There are some differences between black powder and smokeless powder that will be describe shortly in this article.
Black powder (the “original propellant”) is very pressure sensitive, produces a lot of smoke when ignited, and is not very efficient (meaning it takes a lot more to produce the gas to propel a slug). It is the old charcoal, sulfur, saltpeter mix that the Chinese invented a thousand years ago. It’s common “gunpowder”. It burns badly and creates huge amounts of smoke. When it burned, only produces propellant gases with approximately 35% of it’s mass. 65% of the mass of this powder, when burned, becomes useless solid byproducts in the gun barrel and in the air. If that’s not “burns badly” in your opinion, perhaps you need to go back to the third grade again, bud? Your comprehensive skills are obviously lacking.
Smokeless powder is composed of two basic materials. One is nitrocellulose and the other is nitroglycerine. Some smokeless powders are made of only one of these materials and is called a single base powder. Others are composed of a mixture of both components and are called double based powders. The reason for using mixtures of the two components is to control their burning rates. Faster burning powders are used for shotguns and handguns. The slower burning powders are used for rifle powders.

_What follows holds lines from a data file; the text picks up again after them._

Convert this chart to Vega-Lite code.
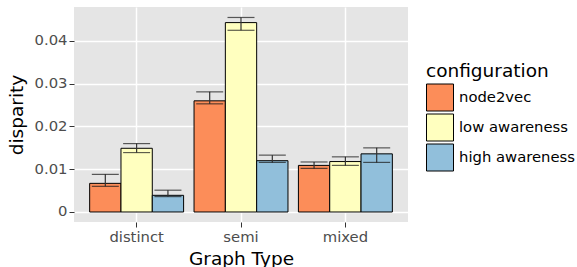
{
  "$schema": "https://vega.github.io/schema/vega-lite/v6.json",
  "width": 334,
  "height": 215,
  "autosize": {"type": "none"},
  "padding": {"left": 74, "top": 7, "right": 169, "bottom": 45},
  "background": "white",
  "config": {
    "font": "DejaVu Sans",
    "view": {"fill": "#E5E5E5", "stroke": null}
  },
  "data": {
    "values": [
      {"type": "distinct", "configuration": "node2vec", "disparity": 0.0067, "lo": 0.0060, "hi": 0.0088},
      {"type": "distinct", "configuration": "low awareness", "disparity": 0.0149, "lo": 0.0139, "hi": 0.0160},
      {"type": "distinct", "configuration": "high awareness", "disparity": 0.0039, "lo": 0.0036, "hi": 0.0051},
      {"type": "semi", "configuration": "node2vec", "disparity": 0.0260, "lo": 0.0253, "hi": 0.0281},
      {"type": "semi", "configuration": "low awareness", "disparity": 0.0443, "lo": 0.0425, "hi": 0.0455},
      {"type": "semi", "configuration": "high awareness", "disparity": 0.0120, "lo": 0.0116, "hi": 0.0133},
      {"type": "mixed", "configuration": "node2vec", "disparity": 0.0109, "lo": 0.0102, "hi": 0.0117},
      {"type": "mixed", "configuration": "low awareness", "disparity": 0.0118, "lo": 0.0109, "hi": 0.0129},
      {"type": "mixed", "configuration": "high awareness", "disparity": 0.0136, "lo": 0.0116, "hi": 0.0150}
    ]
  },
  "encoding": {
    "x": {
      "field": "type", "type": "nominal", "sort": ["distinct", "semi", "mixed"],
      "scale": {"paddingInner": 0.1, "paddingOuter": 0.15},
      "axis": {
        "title": "Graph Type", "labelAngle": 0, "domain": false,
        "grid": true, "gridColor": "white", "gridWidth": 1.5, "bandPosition": 0.5,
        "tickColor": "#333333", "tickSize": 5, "tickWidth": 1,
        "labelFontSize": 14.8, "labelColor": "#4D4D4D", "labelPadding": 2,
        "titleFontSize": 18.5, "titleFontWeight": "normal", "titleColor": "black", "titlePadding": 6
      }
    },
    "xOffset": {
      "field": "configuration", "type": "nominal",
      "sort": ["node2vec", "low awareness", "high awareness"],
      "scale": {"paddingInner": 0, "paddingOuter": 0}
    }
  },
  "layer": [
    {
      "mark": {"type": "bar", "stroke": "black", "strokeWidth": 1},
      "encoding": {
        "y": {
          "field": "disparity", "type": "quantitative",
          "scale": {"domain": [-0.00234, 0.04795], "nice": false, "zero": false},
          "axis": {
            "title": "disparity",
            "values": [0, 0.005, 0.01, 0.015, 0.02, 0.025, 0.03, 0.035, 0.04, 0.045],
            "labelExpr": "round(datum.value*1000) % 10 != 0 ? '' : (datum.value == 0 ? '0' : format(datum.value, '.2f'))",
            "domain": false,
            "grid": true,
            "gridColor": {"condition": {"test": "round(datum.value*1000) % 10 != 0", "value": "#F2F2F2"}, "value": "white"},
            "gridWidth": {"condition": {"test": "round(datum.value*1000) % 10 != 0", "value": 0.7}, "value": 1.5},
            "tickOpacity": {"condition": {"test": "round(datum.value*1000) % 10 != 0", "value": 0}, "value": 1},
            "tickColor": "#333333", "tickSize": 5, "tickWidth": 1,
            "labelFontSize": 14.8, "labelColor": "#4D4D4D", "labelPadding": 2,
            "titleFontSize": 18.5, "titleFontWeight": "normal", "titleColor": "black", "titlePadding": 8
          }
        },
        "color": {
          "field": "configuration", "type": "nominal",
          "scale": {"domain": ["node2vec", "low awareness", "high awareness"], "range": ["#FC8D59", "#FFFFBF", "#91BFDB"]},
          "legend": {
            "title": "configuration", "orient": "none", "legendX": 352, "legendY": 55,
            "titleFontSize": 18.5, "titleFontWeight": "normal", "titleColor": "black", "titlePadding": 3,
            "labelFontSize": 14.8, "labelColor": "black", "labelOffset": 5,
            "symbolType": "square", "symbolSize": 729, "symbolStrokeColor": "black", "symbolStrokeWidth": 1,
            "symbolOpacity": 1, "rowPadding": -2
          }
        }
      }
    },
    {
      "mark": {"type": "rule", "color": "#333333", "strokeWidth": 1.2},
      "encoding": {
        "y": {"field": "lo", "type": "quantitative"},
        "y2": {"field": "hi"}
      }
    },
    {
      "mark": {"type": "tick", "color": "#1a1a1a", "thickness": 1.2, "size": 27},
      "encoding": {"y": {"field": "lo", "type": "quantitative"}}
    },
    {
      "mark": {"type": "tick", "color": "#1a1a1a", "thickness": 1.2, "size": 27},
      "encoding": {"y": {"field": "hi", "type": "quantitative"}}
    }
  ]
}
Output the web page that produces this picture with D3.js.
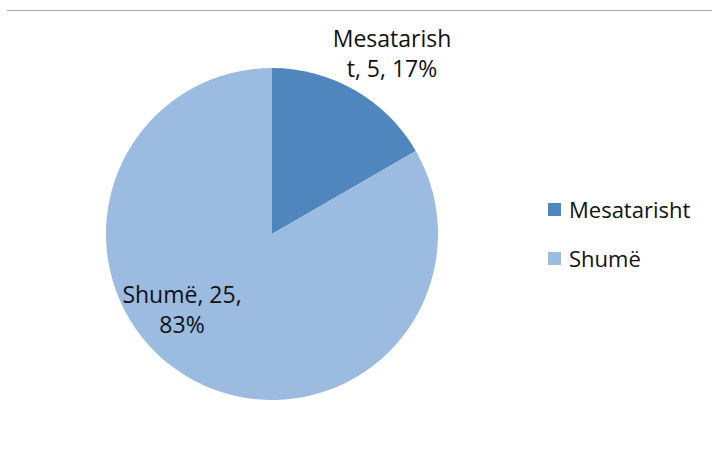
<!DOCTYPE html>
<html>
<head>
<meta charset="utf-8">
<script src="https://cdn.jsdelivr.net/npm/d3@7"></script>
<style>
  body { margin: 0; background: #fff; }
  text { font-family: "Open Sans", "Noto Sans", sans-serif; fill: #111; }
</style>
</head>
<body>
<svg width="712" height="452"></svg>
<script>
const categories = ['Mesatarisht', 'Shumë'];
const values = [5, 25];
const colors = ['#4f86be', '#9bbbe0'];
// data labels wrap as in the original
const labelLines = [['Mesatarish', 't, 5, 17%'], ['Shumë, 25,', '83%']];

const svg = d3.select('svg');
const cx = 272, cy = 234, radius = 166;

svg.append('line')
  .attr('x1', 7).attr('x2', 712)
  .attr('y1', 10.5).attr('y2', 10.5)
  .attr('stroke', '#a6a6a6')
  .attr('stroke-width', 1);

const pie = d3.pie().sort(null).value(d => d);
const arcs = pie(values);
const arc = d3.arc().innerRadius(0).outerRadius(radius);

const g = svg.append('g')
  .attr('transform', `translate(${cx}, ${cy})`);

g.selectAll('path').data(arcs)
  .enter().append('path')
  .attr('d', arc)
  .attr('fill', (d, i) => colors[i]);

// label positions (relative to centre)
const labelPos = [[120, -187], [-90, 69]];
const lineH = 30;

g.selectAll('text.lbl').data(arcs)
  .enter().append('text')
  .attr('class', 'lbl')
  .attr('text-anchor', 'middle')
  .attr('font-size', 23)
  .each(function(d, i) {
    const t = d3.select(this);
    labelLines[i].forEach((s, j) => {
      t.append('tspan')
        .attr('x', labelPos[i][0])
        .attr('y', labelPos[i][1] + j * lineH)
        .text(s);
    });
  });

const legend = svg.append('g')
  .attr('transform', 'translate(548, 203)');
const item = legend.selectAll('g').data(categories)
  .enter().append('g')
  .attr('transform', (d, i) => `translate(0, ${i * 49})`);
item.append('rect')
  .attr('width', 13).attr('height', 13)
  .attr('fill', (d, i) => colors[i]);
item.append('text')
  .attr('x', 21).attr('y', 15)
  .attr('font-size', 22)
  .text(d => d);
</script>
</body>
</html>
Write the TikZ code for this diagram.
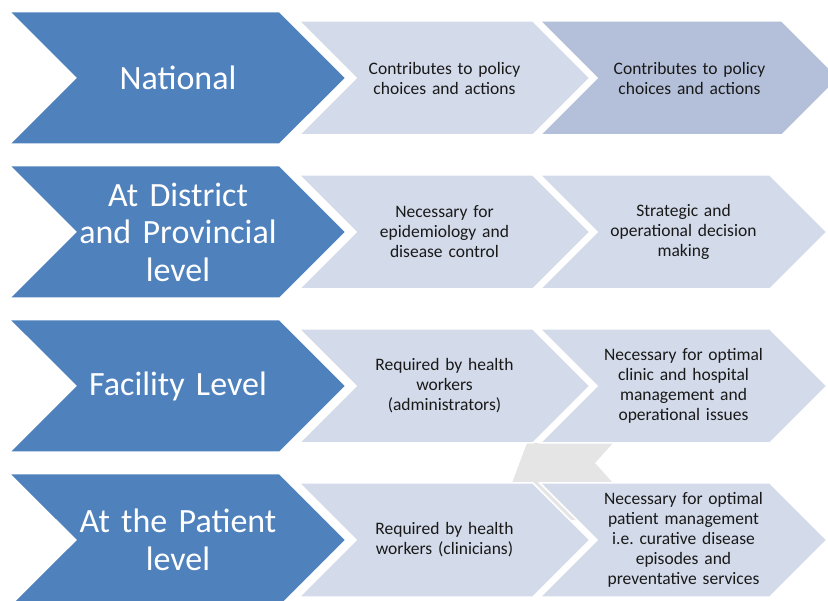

Smokeless powders are all progressive burning powders. That means that as the pressure within the cartridge increases, so does the burning rate. It produces a more gentle acceleration than does black powder and achieved much greater final pressures and higher total velocities. Black powder burns at the same rate regardless of the increasing pressure. The maximum pressure is reached more quickly but is significantly less than smokeless powder. These lower total pressures of black powder are the reason that we cannot use smokeless powder in a gun designed for black powder. We will blow it up and ourself along with it.